LOMP:runtime version 0.1 (SO version 1) compiled at 11:41:47 on Aug  4 2021
LOMP:from Git commit 700e26b for aarch64 by LLVM:12:0:1
LOMP:with configuration LOMP_COMPILE_OPTIONS-NOTFOUND;DEBUG=10;LOMP_WARN_API_STUBS=1;LOMP_WARN_ARCH_FEATURES=1
Hello from thread 0
Hello from thread 1
$ 

Above you can see (both from the dyld trace and the behaviour) that the libomp we wanted is being loaded

Conclusions

  • OS X is not Linux; although the shell may be the same there are significant differences.

  • Be careful when people say “The MacOS equivalent of Linux’ X is MacOS’ Y”. The equivalence may not be complete and may be positively misleading!

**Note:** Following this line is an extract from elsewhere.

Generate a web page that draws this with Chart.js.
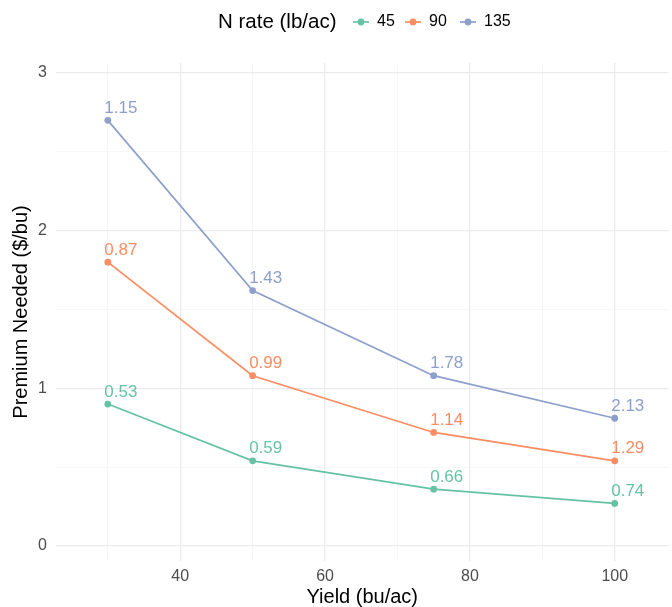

  • If you think you want an ldd equivalent on OS X you’re likely to be less misled if you use DYLD_PRINT_LIBRARIES instead of a command.

Acknowledgements

This work used the Isambard 2 UK National Tier-2 HPC Service operated by GW4 and the UK Met Office, and funded by EPSRC (EP/T022078/1)

1

I once spent a long time debugging a code and fixed a variety of bugs before realising that because of a messed up environment I was never running my fixed versions of the code…

2

E.g. see this StackOverflow question and highest voted answer: “As you've noted, DYLD_LIBRARY_PATH behaves like LD_LIBRARY_PATH on other *nix.” (Though to be fair the next answer disagrees: “DYLD_LIBRARY_PATH does not behave like LD_LIBRARY_PATH.”